▸ Task prompt: Write the material out again exactly.

▸ Source data:
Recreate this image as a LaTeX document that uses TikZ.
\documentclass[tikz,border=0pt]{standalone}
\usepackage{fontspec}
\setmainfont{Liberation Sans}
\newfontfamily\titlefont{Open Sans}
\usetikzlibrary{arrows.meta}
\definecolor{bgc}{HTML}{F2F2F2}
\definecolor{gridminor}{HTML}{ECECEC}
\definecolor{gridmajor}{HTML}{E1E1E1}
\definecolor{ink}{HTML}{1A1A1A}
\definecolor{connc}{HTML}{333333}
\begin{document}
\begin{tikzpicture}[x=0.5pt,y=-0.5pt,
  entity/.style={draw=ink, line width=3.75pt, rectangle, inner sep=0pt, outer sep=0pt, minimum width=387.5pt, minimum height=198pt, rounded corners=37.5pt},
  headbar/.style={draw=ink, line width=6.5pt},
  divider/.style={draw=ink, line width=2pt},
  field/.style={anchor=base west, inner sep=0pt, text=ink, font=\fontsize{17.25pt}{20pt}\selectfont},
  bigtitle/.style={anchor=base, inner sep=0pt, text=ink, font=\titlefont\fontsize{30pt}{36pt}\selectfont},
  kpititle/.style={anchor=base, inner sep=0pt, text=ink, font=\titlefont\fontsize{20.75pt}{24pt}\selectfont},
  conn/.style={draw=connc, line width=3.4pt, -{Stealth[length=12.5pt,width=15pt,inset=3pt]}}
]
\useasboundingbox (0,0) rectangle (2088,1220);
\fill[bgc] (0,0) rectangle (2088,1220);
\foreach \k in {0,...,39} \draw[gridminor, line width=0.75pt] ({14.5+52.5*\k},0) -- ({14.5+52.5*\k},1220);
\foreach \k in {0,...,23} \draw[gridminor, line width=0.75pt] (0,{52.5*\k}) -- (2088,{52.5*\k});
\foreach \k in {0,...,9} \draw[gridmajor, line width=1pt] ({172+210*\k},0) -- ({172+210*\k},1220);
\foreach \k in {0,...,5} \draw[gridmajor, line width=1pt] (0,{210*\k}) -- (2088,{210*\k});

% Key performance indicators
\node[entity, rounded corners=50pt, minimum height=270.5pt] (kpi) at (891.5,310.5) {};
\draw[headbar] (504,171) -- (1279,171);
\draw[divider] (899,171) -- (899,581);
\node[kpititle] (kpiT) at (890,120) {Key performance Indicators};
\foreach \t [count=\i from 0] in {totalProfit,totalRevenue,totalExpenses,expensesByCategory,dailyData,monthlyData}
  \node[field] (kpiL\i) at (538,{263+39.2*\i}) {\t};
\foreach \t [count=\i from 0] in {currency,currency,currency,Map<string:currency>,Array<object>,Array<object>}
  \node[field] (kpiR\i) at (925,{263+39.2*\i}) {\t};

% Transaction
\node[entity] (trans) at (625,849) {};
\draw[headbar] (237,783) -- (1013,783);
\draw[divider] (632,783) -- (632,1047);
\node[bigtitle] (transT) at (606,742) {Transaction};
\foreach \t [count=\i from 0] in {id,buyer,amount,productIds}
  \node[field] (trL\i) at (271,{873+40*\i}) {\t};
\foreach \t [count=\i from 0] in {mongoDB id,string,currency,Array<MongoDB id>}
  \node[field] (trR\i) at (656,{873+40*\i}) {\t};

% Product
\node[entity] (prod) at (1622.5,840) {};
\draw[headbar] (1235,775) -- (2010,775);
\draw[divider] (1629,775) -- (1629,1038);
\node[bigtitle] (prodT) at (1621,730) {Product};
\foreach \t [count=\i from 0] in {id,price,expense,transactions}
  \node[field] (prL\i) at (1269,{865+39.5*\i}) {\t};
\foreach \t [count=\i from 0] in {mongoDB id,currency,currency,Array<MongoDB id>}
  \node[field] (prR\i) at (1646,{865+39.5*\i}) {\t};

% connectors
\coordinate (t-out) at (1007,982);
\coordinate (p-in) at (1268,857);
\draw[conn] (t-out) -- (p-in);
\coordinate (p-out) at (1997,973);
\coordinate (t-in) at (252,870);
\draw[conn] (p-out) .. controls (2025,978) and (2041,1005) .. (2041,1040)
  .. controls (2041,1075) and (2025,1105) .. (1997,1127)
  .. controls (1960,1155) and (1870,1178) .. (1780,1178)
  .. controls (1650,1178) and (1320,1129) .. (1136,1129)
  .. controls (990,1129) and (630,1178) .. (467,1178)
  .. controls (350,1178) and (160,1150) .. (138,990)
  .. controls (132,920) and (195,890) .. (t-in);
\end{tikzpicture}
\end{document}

▸ Task response:
Recreate this image as a LaTeX document that uses TikZ.
\documentclass[tikz,border=0pt]{standalone}
\usepackage{fontspec}
\setmainfont{Liberation Sans}
\newfontfamily\titlefont{Open Sans}
\usetikzlibrary{arrows.meta}
\definecolor{bgc}{HTML}{F2F2F2}
\definecolor{gridminor}{HTML}{ECECEC}
\definecolor{gridmajor}{HTML}{E1E1E1}
\definecolor{ink}{HTML}{1A1A1A}
\definecolor{connc}{HTML}{333333}
\begin{document}
\begin{tikzpicture}[x=0.5pt,y=-0.5pt,
  entity/.style={draw=ink, line width=3.75pt, rectangle, inner sep=0pt, outer sep=0pt, minimum width=387.5pt, minimum height=198pt, rounded corners=37.5pt},
  headbar/.style={draw=ink, line width=6.5pt},
  divider/.style={draw=ink, line width=2pt},
  field/.style={anchor=base west, inner sep=0pt, text=ink, font=\fontsize{17.25pt}{20pt}\selectfont},
  bigtitle/.style={anchor=base, inner sep=0pt, text=ink, font=\titlefont\fontsize{30pt}{36pt}\selectfont},
  kpititle/.style={anchor=base, inner sep=0pt, text=ink, font=\titlefont\fontsize{20.75pt}{24pt}\selectfont},
  conn/.style={draw=connc, line width=3.4pt, -{Stealth[length=12.5pt,width=15pt,inset=3pt]}}
]
\useasboundingbox (0,0) rectangle (2088,1220);
\fill[bgc] (0,0) rectangle (2088,1220);
\foreach \k in {0,...,39} \draw[gridminor, line width=0.75pt] ({14.5+52.5*\k},0) -- ({14.5+52.5*\k},1220);
\foreach \k in {0,...,23} \draw[gridminor, line width=0.75pt] (0,{52.5*\k}) -- (2088,{52.5*\k});
\foreach \k in {0,...,9} \draw[gridmajor, line width=1pt] ({172+210*\k},0) -- ({172+210*\k},1220);
\foreach \k in {0,...,5} \draw[gridmajor, line width=1pt] (0,{210*\k}) -- (2088,{210*\k});

% Key performance indicators
\node[entity, rounded corners=50pt, minimum height=270.5pt] (kpi) at (891.5,310.5) {};
\draw[headbar] (504,171) -- (1279,171);
\draw[divider] (899,171) -- (899,581);
\node[kpititle] (kpiT) at (890,120) {Key performance Indicators};
\foreach \t [count=\i from 0] in {totalProfit,totalRevenue,totalExpenses,expensesByCategory,dailyData,monthlyData}
  \node[field] (kpiL\i) at (538,{263+39.2*\i}) {\t};
\foreach \t [count=\i from 0] in {currency,currency,currency,Map<string:currency>,Array<object>,Array<object>}
  \node[field] (kpiR\i) at (925,{263+39.2*\i}) {\t};

% Transaction
\node[entity] (trans) at (625,849) {};
\draw[headbar] (237,783) -- (1013,783);
\draw[divider] (632,783) -- (632,1047);
\node[bigtitle] (transT) at (606,742) {Transaction};
\foreach \t [count=\i from 0] in {id,buyer,amount,productIds}
  \node[field] (trL\i) at (271,{873+40*\i}) {\t};
\foreach \t [count=\i from 0] in {mongoDB id,string,currency,Array<MongoDB id>}
  \node[field] (trR\i) at (656,{873+40*\i}) {\t};

% Product
\node[entity] (prod) at (1622.5,840) {};
\draw[headbar] (1235,775) -- (2010,775);
\draw[divider] (1629,775) -- (1629,1038);
\node[bigtitle] (prodT) at (1621,730) {Product};
\foreach \t [count=\i from 0] in {id,price,expense,transactions}
  \node[field] (prL\i) at (1269,{865+39.5*\i}) {\t};
\foreach \t [count=\i from 0] in {mongoDB id,currency,currency,Array<MongoDB id>}
  \node[field] (prR\i) at (1646,{865+39.5*\i}) {\t};

% connectors
\coordinate (t-out) at (1007,982);
\coordinate (p-in) at (1268,857);
\draw[conn] (t-out) -- (p-in);
\coordinate (p-out) at (1997,973);
\coordinate (t-in) at (252,870);
\draw[conn] (p-out) .. controls (2025,978) and (2041,1005) .. (2041,1040)
  .. controls (2041,1075) and (2025,1105) .. (1997,1127)
  .. controls (1960,1155) and (1870,1178) .. (1780,1178)
  .. controls (1650,1178) and (1320,1129) .. (1136,1129)
  .. controls (990,1129) and (630,1178) .. (467,1178)
  .. controls (350,1178) and (160,1150) .. (138,990)
  .. controls (132,920) and (195,890) .. (t-in);
\end{tikzpicture}
\end{document}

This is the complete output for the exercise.